Numerical analysis and restoring force model of semi-prefabricated CFDST column-steel beam joint

Abstract

Concrete-filled double-skin tubular (CFDST) structures demonstrate considerable potential in high-rise building applications and resilience against extreme disasters. However, traditional CFDST joint designs face challenges in engineering practice, such as high construction difficulty and complex on-site welding, which limit the widespread application of CFDST structures. This study developed a novel semi-prefabricated CFDST column-teel beam joint and conducted quasi-static tests on five joints. Subsequently, an accurate finite element model (FEM) was established and validated through comparison with the experimental results, including the failure modes, the hysteresis and skeleton curves, and the moment capacity. Building on the high accuracy of the model, 21 finite element simulations were conducted to analyze the effects of eleven parameters on the performance of the joint.

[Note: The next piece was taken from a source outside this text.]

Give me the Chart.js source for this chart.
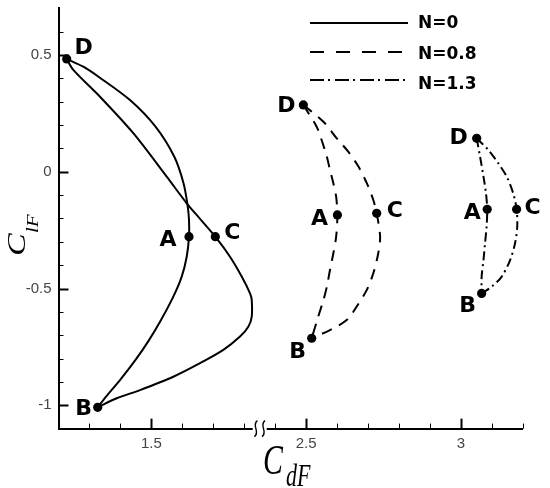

The results revealed that increasing the thickness of the outer square steel tube by 4 mm and extending the ring plate length by 80 mm enhanced energy dissipation by 14.6 % and 95.3 %, respectively. Replacing a solid-core CFDST column with a hollow-core design not only reduced structural weight but also facilitated the inner circular steel tube to carry more load as the outer square tube reached its ultimate strength. Additionally, the joint exhibited excellent seismic performance even under a high axial compression ratio of 0.45. Finally, a trilinear skeleton curve model and hysteretic rules were established, and a simplified restoring force model was proposed. This model demonstrates high evaluation accuracy and can serve as a reference for the elasto-plastic seismic response analysis of such structures.